---------- Supplied material ----------

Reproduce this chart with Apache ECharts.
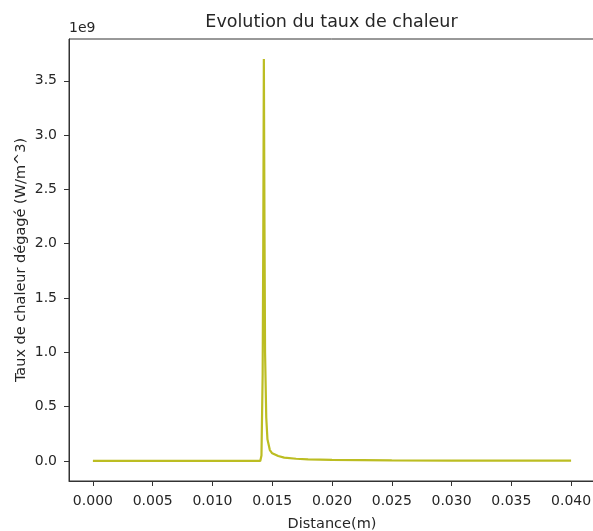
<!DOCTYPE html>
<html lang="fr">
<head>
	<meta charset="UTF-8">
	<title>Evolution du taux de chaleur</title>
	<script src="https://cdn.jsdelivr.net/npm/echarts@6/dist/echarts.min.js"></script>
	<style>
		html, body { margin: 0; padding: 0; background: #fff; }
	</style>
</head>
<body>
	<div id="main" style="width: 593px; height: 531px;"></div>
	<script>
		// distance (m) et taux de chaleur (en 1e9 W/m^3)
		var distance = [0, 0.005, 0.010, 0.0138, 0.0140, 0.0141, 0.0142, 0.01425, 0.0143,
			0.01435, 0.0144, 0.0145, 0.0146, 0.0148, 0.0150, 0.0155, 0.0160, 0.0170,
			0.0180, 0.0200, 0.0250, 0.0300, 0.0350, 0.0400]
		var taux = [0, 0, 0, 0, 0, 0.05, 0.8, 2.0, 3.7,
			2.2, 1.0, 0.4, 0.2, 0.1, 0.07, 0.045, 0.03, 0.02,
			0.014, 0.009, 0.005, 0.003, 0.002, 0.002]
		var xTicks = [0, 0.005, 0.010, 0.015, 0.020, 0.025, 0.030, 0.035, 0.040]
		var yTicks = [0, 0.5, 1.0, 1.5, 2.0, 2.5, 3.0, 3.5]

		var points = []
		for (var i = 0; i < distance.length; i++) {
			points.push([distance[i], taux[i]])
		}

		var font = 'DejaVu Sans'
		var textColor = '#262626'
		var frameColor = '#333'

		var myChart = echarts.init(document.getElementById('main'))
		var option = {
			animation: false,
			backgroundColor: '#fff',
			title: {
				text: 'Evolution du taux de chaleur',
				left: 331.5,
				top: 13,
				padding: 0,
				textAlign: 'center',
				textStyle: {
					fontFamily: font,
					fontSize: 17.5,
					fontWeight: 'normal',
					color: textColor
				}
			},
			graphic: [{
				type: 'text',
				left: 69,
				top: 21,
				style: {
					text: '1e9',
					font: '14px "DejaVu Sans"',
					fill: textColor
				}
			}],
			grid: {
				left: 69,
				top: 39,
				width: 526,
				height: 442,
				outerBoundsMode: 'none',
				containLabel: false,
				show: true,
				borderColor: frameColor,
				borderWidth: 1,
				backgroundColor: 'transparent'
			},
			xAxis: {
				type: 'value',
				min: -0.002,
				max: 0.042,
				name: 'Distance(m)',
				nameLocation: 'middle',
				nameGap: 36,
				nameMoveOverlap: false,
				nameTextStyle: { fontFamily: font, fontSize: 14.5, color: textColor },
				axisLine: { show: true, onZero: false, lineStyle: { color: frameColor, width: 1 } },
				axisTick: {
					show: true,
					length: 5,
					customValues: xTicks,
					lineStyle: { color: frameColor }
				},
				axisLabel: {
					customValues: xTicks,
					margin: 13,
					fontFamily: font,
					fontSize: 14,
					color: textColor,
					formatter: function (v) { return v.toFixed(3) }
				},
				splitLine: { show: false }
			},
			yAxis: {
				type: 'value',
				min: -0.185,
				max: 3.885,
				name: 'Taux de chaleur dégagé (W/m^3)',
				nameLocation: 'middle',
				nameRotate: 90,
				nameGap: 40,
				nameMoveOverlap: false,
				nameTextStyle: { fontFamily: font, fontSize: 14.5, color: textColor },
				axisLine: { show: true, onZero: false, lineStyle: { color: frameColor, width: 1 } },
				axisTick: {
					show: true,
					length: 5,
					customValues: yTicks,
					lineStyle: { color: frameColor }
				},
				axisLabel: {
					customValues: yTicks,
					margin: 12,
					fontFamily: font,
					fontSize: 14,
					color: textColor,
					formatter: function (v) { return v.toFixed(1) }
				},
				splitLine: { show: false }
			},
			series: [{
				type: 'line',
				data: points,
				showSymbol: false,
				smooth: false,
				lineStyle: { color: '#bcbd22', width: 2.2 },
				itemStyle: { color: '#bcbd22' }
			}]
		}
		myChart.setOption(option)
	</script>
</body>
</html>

----------

● **Stated exercise**
Exclude the pictures. Write out the remaining data exactly.

● **Task result**
Reproduce this chart with Apache ECharts.
<!DOCTYPE html>
<html lang="fr">
<head>
	<meta charset="UTF-8">
	<title>Evolution du taux de chaleur</title>
	<script src="https://cdn.jsdelivr.net/npm/echarts@6/dist/echarts.min.js"></script>
	<style>
		html, body { margin: 0; padding: 0; background: #fff; }
	</style>
</head>
<body>
	<div id="main" style="width: 593px; height: 531px;"></div>
	<script>
		// distance (m) et taux de chaleur (en 1e9 W/m^3)
		var distance = [0, 0.005, 0.010, 0.0138, 0.0140, 0.0141, 0.0142, 0.01425, 0.0143,
			0.01435, 0.0144, 0.0145, 0.0146, 0.0148, 0.0150, 0.0155, 0.0160, 0.0170,
			0.0180, 0.0200, 0.0250, 0.0300, 0.0350, 0.0400]
		var taux = [0, 0, 0, 0, 0, 0.05, 0.8, 2.0, 3.7,
			2.2, 1.0, 0.4, 0.2, 0.1, 0.07, 0.045, 0.03, 0.02,
			0.014, 0.009, 0.005, 0.003, 0.002, 0.002]
		var xTicks = [0, 0.005, 0.010, 0.015, 0.020, 0.025, 0.030, 0.035, 0.040]
		var yTicks = [0, 0.5, 1.0, 1.5, 2.0, 2.5, 3.0, 3.5]

		var points = []
		for (var i = 0; i < distance.length; i++) {
			points.push([distance[i], taux[i]])
		}

		var font = 'DejaVu Sans'
		var textColor = '#262626'
		var frameColor = '#333'

		var myChart = echarts.init(document.getElementById('main'))
		var option = {
			animation: false,
			backgroundColor: '#fff',
			title: {
				text: 'Evolution du taux de chaleur',
				left: 331.5,
				top: 13,
				padding: 0,
				textAlign: 'center',
				textStyle: {
					fontFamily: font,
					fontSize: 17.5,
					fontWeight: 'normal',
					color: textColor
				}
			},
			graphic: [{
				type: 'text',
				left: 69,
				top: 21,
				style: {
					text: '1e9',
					font: '14px "DejaVu Sans"',
					fill: textColor
				}
			}],
			grid: {
				left: 69,
				top: 39,
				width: 526,
				height: 442,
				outerBoundsMode: 'none',
				containLabel: false,
				show: true,
				borderColor: frameColor,
				borderWidth: 1,
				backgroundColor: 'transparent'
			},
			xAxis: {
				type: 'value',
				min: -0.002,
				max: 0.042,
				name: 'Distance(m)',
				nameLocation: 'middle',
				nameGap: 36,
				nameMoveOverlap: false,
				nameTextStyle: { fontFamily: font, fontSize: 14.5, color: textColor },
				axisLine: { show: true, onZero: false, lineStyle: { color: frameColor, width: 1 } },
				axisTick: {
					show: true,
					length: 5,
					customValues: xTicks,
					lineStyle: { color: frameColor }
				},
				axisLabel: {
					customValues: xTicks,
					margin: 13,
					fontFamily: font,
					fontSize: 14,
					color: textColor,
					formatter: function (v) { return v.toFixed(3) }
				},
				splitLine: { show: false }
			},
			yAxis: {
				type: 'value',
				min: -0.185,
				max: 3.885,
				name: 'Taux de chaleur dégagé (W/m^3)',
				nameLocation: 'middle',
				nameRotate: 90,
				nameGap: 40,
				nameMoveOverlap: false,
				nameTextStyle: { fontFamily: font, fontSize: 14.5, color: textColor },
				axisLine: { show: true, onZero: false, lineStyle: { color: frameColor, width: 1 } },
				axisTick: {
					show: true,
					length: 5,
					customValues: yTicks,
					lineStyle: { color: frameColor }
				},
				axisLabel: {
					customValues: yTicks,
					margin: 12,
					fontFamily: font,
					fontSize: 14,
					color: textColor,
					formatter: function (v) { return v.toFixed(1) }
				},
				splitLine: { show: false }
			},
			series: [{
				type: 'line',
				data: points,
				showSymbol: false,
				smooth: false,
				lineStyle: { color: '#bcbd22', width: 2.2 },
				itemStyle: { color: '#bcbd22' }
			}]
		}
		myChart.setOption(option)
	</script>
</body>
</html>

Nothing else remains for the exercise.